#### Material shown ####
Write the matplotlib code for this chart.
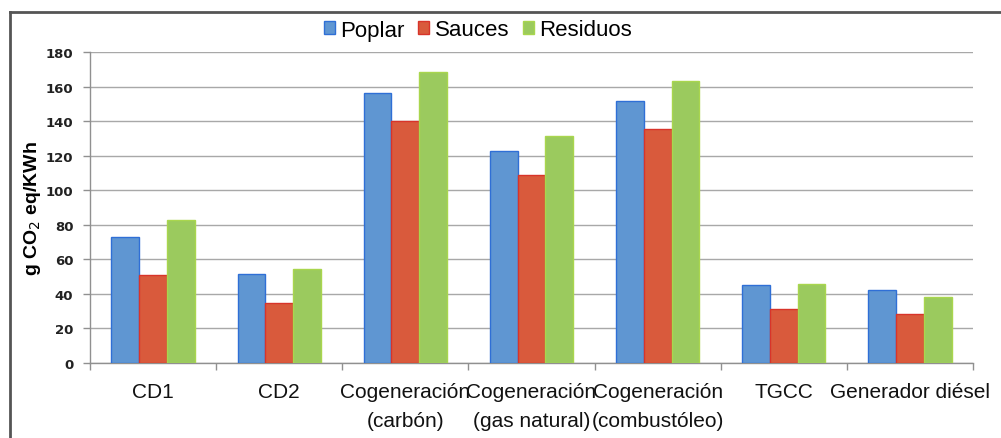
import matplotlib
matplotlib.use("Agg")
import matplotlib.pyplot as plt
import numpy as np
from matplotlib.lines import Line2D

categories = ["CD1", "CD2", "Cogeneración\n(carbón)", "Cogeneración\n(gas natural)",
              "Cogeneración\n(combustóleo)", "TGCC", "Generador diésel"]
poplar = [73, 51.5, 156.5, 122.5, 151.5, 45, 42]
sauces = [51, 35, 140, 109, 135.5, 31, 28.5]
residuos = [83, 54.5, 168.5, 131.5, 163.5, 46, 38]
series_names = ["Poplar", "Sauces", "Residuos"]
yticks = list(range(0, 181, 20))

fill_colors = ["#5F96D2", "#D95A3C", "#9BCA5E"]
edge_colors = ["#2F6FD6", "#D8342A", "#A9D64E"]

plt.rcParams['font.family'] = ['Liberation Sans', 'DejaVu Sans']
fig = plt.figure(figsize=(10.01, 4.39), dpi=100)
ax = fig.add_axes([90/1001, 1-364/439, (973-90)/1001, (364-53)/439])

x = np.arange(len(categories))
w = 0.22
for i, (vals, name) in enumerate(zip([poplar, sauces, residuos], series_names)):
    ax.bar(x + (i-1)*w, vals, width=w, color=fill_colors[i], edgecolor=edge_colors[i],
           linewidth=1.0, label=name, zorder=3)

ax.set_xlim(-0.5, len(categories)-0.5)
ax.set_ylim(0, 180)
ax.set_yticks(yticks)
ax.set_yticklabels([str(t) for t in yticks], fontsize=9.5, fontweight='bold',
                   family='DejaVu Sans', color='#222222')
ax.yaxis.grid(True, color='#A8A8A8', linewidth=1.0, zorder=0)
ax.set_axisbelow(True)

ax.set_xticks(x)
ax.set_xticklabels(categories, fontsize=15, color='#111111', linespacing=1.65)
ax.tick_params(axis='x', which='major', length=0, pad=14)
ax.set_xticks(np.arange(-0.5, len(categories), 1.0), minor=True)
ax.tick_params(axis='x', which='minor', length=5, color='#909090', width=1)
ax.tick_params(axis='y', length=5, color='#909090', width=1, pad=7)

for s in ['top', 'right']:
    ax.spines[s].set_visible(False)
for s in ['left', 'bottom']:
    ax.spines[s].set_color('#909090')
    ax.spines[s].set_linewidth(1.0)

ax.set_ylabel("g CO$_2$ eq/KWh", fontsize=14, fontweight='bold', labelpad=2)

leg = fig.legend(loc='center', bbox_to_anchor=(478/1001, 1-31/439), ncol=3, frameon=False,
                 fontsize=16, handlelength=0.5, handleheight=0.5, handletextpad=0.25,
                 columnspacing=0.6)

# outer border (left and top lines)
fig.add_artist(Line2D([10/1001, 10/1001], [0, 1-13/439], transform=fig.transFigure,
                      color='#555555', linewidth=2))
fig.add_artist(Line2D([10/1001, 1.0], [1-13/439, 1-13/439], transform=fig.transFigure,
                      color='#555555', linewidth=2))

fig.savefig("out.png", dpi=100)
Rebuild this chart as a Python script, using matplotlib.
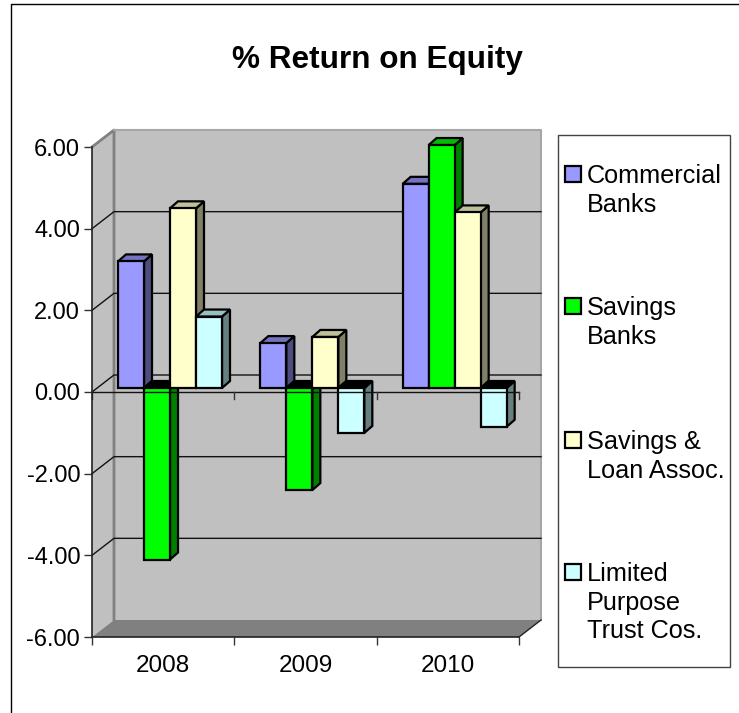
import matplotlib
matplotlib.use("Agg")
import matplotlib.pyplot as plt
from matplotlib.patches import Polygon, Rectangle

plt.rcParams['font.family'] = ['Liberation Sans', 'DejaVu Sans']

years = ['2008', '2009', '2010']
commercial = [3.1, 1.1, 5.0]
savings = [-4.2, -2.5, 5.95]
savings_loan = [4.4, 1.25, 4.3]
limited = [1.75, -1.1, -0.95]
yticks = [-6, -4, -2, 0, 2, 4, 6]
legend_labels = ['Commercial\nBanks', 'Savings\nBanks', 'Savings &\nLoan Assoc.',
                 'Limited\nPurpose\nTrust Cos.']
legend_y = [164, 296, 430, 562]

front = ['#9999ff', '#00ff00', '#ffffcc', '#ccffff']
side = ['#4d4d80', '#008000', '#808066', '#668080']
top = ['#7373bf', '#00bf00', '#bfbf99', '#99bfbf']

W, H = 739, 713
AX_L, AX_R, AX_T, AX_B = 92, 519, 147, 637
fig = plt.figure(figsize=(W / 100, H / 100), dpi=100, facecolor='white')
ax = fig.add_axes([AX_L / W, 1 - AX_B / H, (AX_R - AX_L) / W, (AX_B - AX_T) / H])
ax.set_xlim(0, 3)
ax.set_ylim(-6, 6)
ax.patch.set_alpha(0)

# pixel sizes of one data unit, used for the fake 3d depth
ux = (AX_R - AX_L) / 3.0
uy = (AX_B - AX_T) / 12.0
wall_dx, wall_dy = 22 / ux, 17 / uy
bar_dx, bar_dy = 8 / ux, 7 / uy
plane_dx, plane_dy = 4 / ux, 4 / uy
bar_w = 26 / ux


def poly(pts, fc, ec='none', lw=0, z=1):
    ax.add_patch(Polygon(pts, closed=True, facecolor=fc, edgecolor=ec, linewidth=lw,
                         zorder=z, clip_on=False, joinstyle='miter'))


# walls and floor
poly([(0, -6), (0, 6), (wall_dx, 6 + wall_dy), (wall_dx, -6 + wall_dy)], '#c0c0c0')
poly([(wall_dx, -6 + wall_dy), (wall_dx, 6 + wall_dy), (3 + wall_dx, 6 + wall_dy),
      (3 + wall_dx, -6 + wall_dy)], '#c0c0c0')
poly([(0, -6), (3, -6), (3 + wall_dx, -6 + wall_dy), (wall_dx, -6 + wall_dy)], '#808080')
ax.plot([0, wall_dx, wall_dx], [6, 6 + wall_dy, -6 + wall_dy], color='#808080', lw=2,
        zorder=2, clip_on=False)
ax.plot([wall_dx, 3 + wall_dx, 3 + wall_dx], [6 + wall_dy, 6 + wall_dy, -6 + wall_dy],
        color='#a6a6a6', lw=1.5, zorder=2, clip_on=False)

for v in yticks:
    if v in (-6, 6):
        continue
    ax.plot([0, wall_dx, 3 + wall_dx], [v, v + wall_dy, v + wall_dy], color='#111111',
            lw=1, zorder=3, clip_on=False)
ax.plot([3, 3 + wall_dx], [-6, -6 + wall_dy], color='#222222', lw=1, zorder=3, clip_on=False)

# bars
series = [commercial, savings, savings_loan, limited]
for i in range(len(years)):
    for s, vals in enumerate(series):
        v = vals[i]
        x0 = i + bar_w * (1 + s) - 4 / ux + plane_dx
        x1 = x0 + bar_w
        y0 = plane_dy
        y1 = v + plane_dy
        hi = max(y0, y1)
        lo = min(y0, y1)
        top_col = top[s] if v > 0 else '#000000'
        poly([(x1, lo), (x1 + bar_dx, lo + bar_dy), (x1 + bar_dx, hi + bar_dy), (x1, hi)],
             side[s], 'black', 1.6, 5)
        poly([(x0, hi), (x0 + bar_dx, hi + bar_dy), (x1 + bar_dx, hi + bar_dy), (x1, hi)],
             top_col, 'black', 1.6, 5)
        poly([(x0, lo), (x0, hi), (x1, hi), (x1, lo)], front[s], 'black', 1.6, 5)

# zero line with its ticks, this one runs over the bars
ax.plot([0, 3], [0, 0], color='#111111', lw=1, zorder=6, clip_on=False)
for t in [0, 1, 2, 3]:
    ax.plot([t, t], [0, -7 / uy], color='#333333', lw=1, zorder=6, clip_on=False)

for name in ['top', 'right']:
    ax.spines[name].set_visible(False)
for name in ['left', 'bottom']:
    ax.spines[name].set_color('#222222')
    ax.spines[name].set_linewidth(1.2)
    ax.spines[name].set_zorder(7)

ax.set_yticks(yticks)
ax.set_yticklabels(['%.2f' % v for v in yticks], fontsize=17)
ax.set_xticks([0, 1, 2, 3])
ax.set_xticklabels([])
ax.set_xticks([0.5, 1.5, 2.5], minor=True)
ax.set_xticklabels(years, minor=True, fontsize=17.5)
ax.tick_params(axis='both', which='major', length=5.5, width=1, color='#333333', pad=3)
ax.tick_params(axis='x', which='minor', length=0, pad=13)


def fx(px):
    return px / W


def fy(py):
    return 1 - py / H


# chart frame
fig.add_artist(plt.Line2D([fx(11), fx(11), fx(739)], [fy(713), fy(4), fy(4)], color='black', lw=1))

fig.text(fx(377), fy(60), '% Return on Equity', fontsize=22.7, fontweight='bold',
         ha='center', va='center')

# legend box
fig.add_artist(Rectangle((fx(558), fy(667)), (730 - 558) / W, (667 - 135) / H,
                         transform=fig.transFigure, facecolor='white', edgecolor='#444444',
                         linewidth=1))
for s, label in enumerate(legend_labels):
    fig.add_artist(Rectangle((fx(565), fy(legend_y[s] + 18)), 16 / W, 16 / H,
                             transform=fig.transFigure, facecolor=front[s],
                             edgecolor='black', linewidth=1.6))
    fig.text(fx(587), fy(legend_y[s]), label, fontsize=18.2, ha='left', va='top',
             linespacing=1.24)

fig.savefig('out.png', dpi=100)
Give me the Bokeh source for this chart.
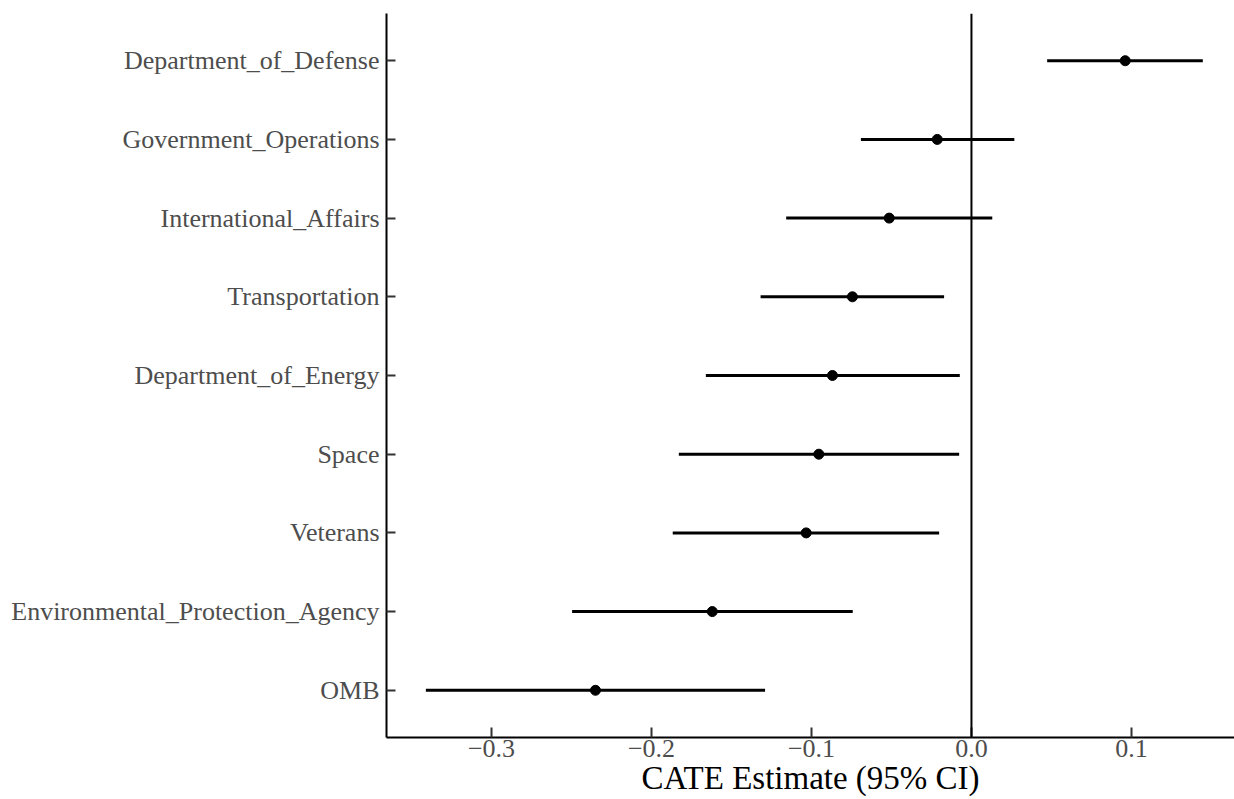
from bokeh.plotting import figure
from bokeh.models import ColumnDataSource, Span, FixedTicker, CustomJSTickFormatter, Range1d
from bokeh.embed import file_html
from bokeh.resources import INLINE

categories = ["Department_of_Defense", "Government_Operations", "International_Affairs",
              "Transportation", "Department_of_Energy", "Space", "Veterans",
              "Environmental_Protection_Agency", "OMB"]
estimate = [0.0961, -0.0214, -0.0514, -0.0744, -0.0869, -0.0954, -0.1033, -0.162, -0.235]
lower = [0.0473, -0.0691, -0.1158, -0.1318, -0.166, -0.1829, -0.1867, -0.2496, -0.341]
upper = [0.1446, 0.0268, 0.013, -0.0171, -0.0073, -0.0077, -0.0202, -0.0742, -0.129]
x_ticks = [-0.3, -0.2, -0.1, 0.0, 0.1]
x_title = "CATE Estimate (95% CI)"

n = len(categories)
ypos = [n - i for i in range(n)]
src = ColumnDataSource(dict(cat=categories, est=estimate, lo=lower, hi=upper, y=ypos))

FONT = "Liberation Serif"

p = figure(width=1234, height=799, output_backend="svg", toolbar_location=None,
           x_range=Range1d(-0.3656, 0.1644), y_range=Range1d(0.4, n + 0.6),
           min_border_left=386, min_border_top=13, min_border_right=0, min_border_bottom=62)
p.outline_line_color = None
p.xgrid.visible = False
p.ygrid.visible = False
p.background_fill_color = "white"
p.border_fill_color = "white"

p.add_layout(Span(location=0, dimension="height", line_color="black", line_width=2))
p.segment(x0="lo", x1="hi", y0="y", y1="y", source=src, line_color="black", line_width=3)
p.scatter(x="est", y="y", source=src, size=10, fill_color="black", line_color="black")

# y axis
yax = p.yaxis[0]
yax.ticker = FixedTicker(ticks=ypos)
yax.major_label_overrides = {y: c for y, c in zip(ypos, categories)}
yax.minor_tick_line_color = None
yax.major_tick_in = 9
yax.major_tick_out = 0
yax.major_tick_line_color = "#333333"
yax.major_tick_line_width = 2
yax.axis_line_color = "black"
yax.axis_line_width = 2
yax.major_label_text_font = FONT
yax.major_label_text_font_size = "26px"
yax.major_label_text_color = "#4D4D4D"
yax.major_label_standoff = 7

# x axis
xax = p.xaxis[0]
xax.ticker = FixedTicker(ticks=x_ticks)
xax.formatter = CustomJSTickFormatter(code="return tick.toFixed(1).replace('-', '\u2212');")
xax.minor_tick_line_color = None
xax.major_tick_in = 10
xax.major_tick_out = 0
xax.major_tick_line_color = "#333333"
xax.major_tick_line_width = 2
xax.axis_line_color = "black"
xax.axis_line_width = 2
xax.major_label_text_font = FONT
xax.major_label_text_font_size = "26px"
xax.major_label_text_color = "#4D4D4D"
xax.major_label_standoff = 2
xax.axis_label = x_title
xax.axis_label_text_font = FONT
xax.axis_label_text_font_size = "33px"
xax.axis_label_text_font_style = "normal"
xax.axis_label_text_color = "black"
xax.axis_label_standoff = 0

open("out.html", "w").write(file_html(p, INLINE))
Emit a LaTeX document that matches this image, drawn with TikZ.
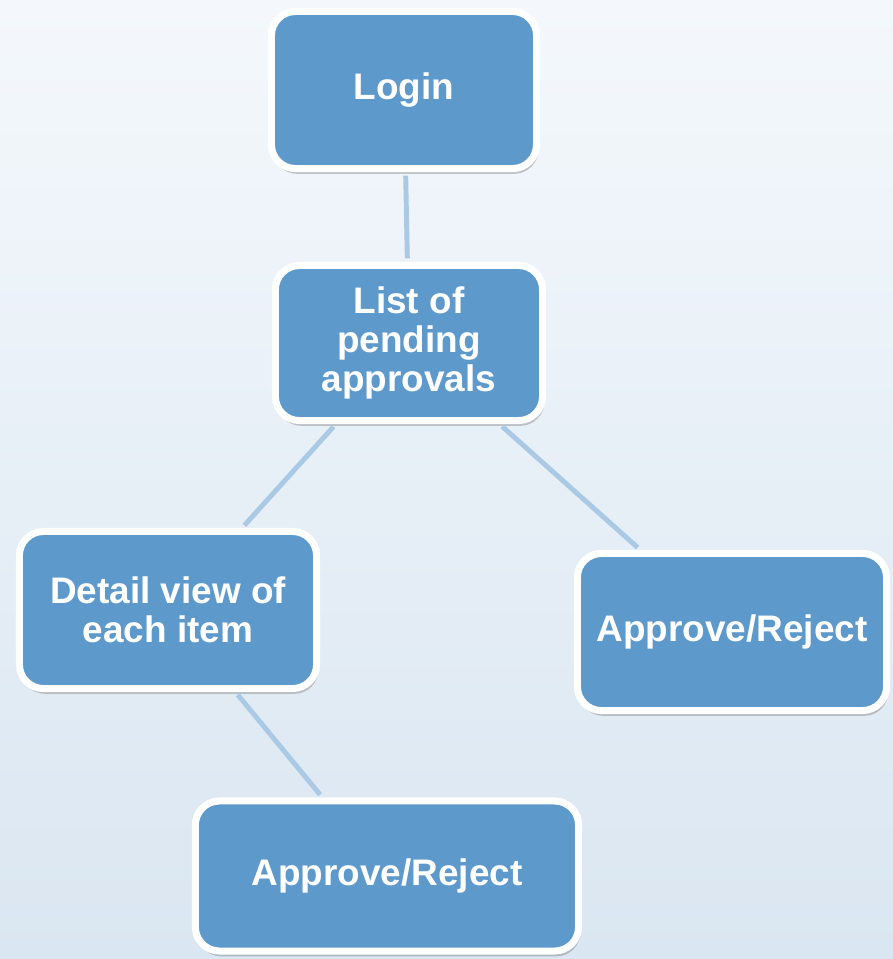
####
- [Task brief]: Lines from the one with "Give me the Bokeh source for this chart." through the one with "yax.major_label_standoff = 7" are the only ones to quote. Quote them exactly and leave out pictures.

- [Written response]:
Give me the Bokeh source for this chart.
from bokeh.plotting import figure
from bokeh.models import ColumnDataSource, Span, FixedTicker, CustomJSTickFormatter, Range1d
from bokeh.embed import file_html
from bokeh.resources import INLINE

categories = ["Department_of_Defense", "Government_Operations", "International_Affairs",
              "Transportation", "Department_of_Energy", "Space", "Veterans",
              "Environmental_Protection_Agency", "OMB"]
estimate = [0.0961, -0.0214, -0.0514, -0.0744, -0.0869, -0.0954, -0.1033, -0.162, -0.235]
lower = [0.0473, -0.0691, -0.1158, -0.1318, -0.166, -0.1829, -0.1867, -0.2496, -0.341]
upper = [0.1446, 0.0268, 0.013, -0.0171, -0.0073, -0.0077, -0.0202, -0.0742, -0.129]
x_ticks = [-0.3, -0.2, -0.1, 0.0, 0.1]
x_title = "CATE Estimate (95% CI)"

n = len(categories)
ypos = [n - i for i in range(n)]
src = ColumnDataSource(dict(cat=categories, est=estimate, lo=lower, hi=upper, y=ypos))

FONT = "Liberation Serif"

p = figure(width=1234, height=799, output_backend="svg", toolbar_location=None,
           x_range=Range1d(-0.3656, 0.1644), y_range=Range1d(0.4, n + 0.6),
           min_border_left=386, min_border_top=13, min_border_right=0, min_border_bottom=62)
p.outline_line_color = None
p.xgrid.visible = False
p.ygrid.visible = False
p.background_fill_color = "white"
p.border_fill_color = "white"

p.add_layout(Span(location=0, dimension="height", line_color="black", line_width=2))
p.segment(x0="lo", x1="hi", y0="y", y1="y", source=src, line_color="black", line_width=3)
p.scatter(x="est", y="y", source=src, size=10, fill_color="black", line_color="black")

# y axis
yax = p.yaxis[0]
yax.ticker = FixedTicker(ticks=ypos)
yax.major_label_overrides = {y: c for y, c in zip(ypos, categories)}
yax.minor_tick_line_color = None
yax.major_tick_in = 9
yax.major_tick_out = 0
yax.major_tick_line_color = "#333333"
yax.major_tick_line_width = 2
yax.axis_line_color = "black"
yax.axis_line_width = 2
yax.major_label_text_font = FONT
yax.major_label_text_font_size = "26px"
yax.major_label_text_color = "#4D4D4D"
yax.major_label_standoff = 7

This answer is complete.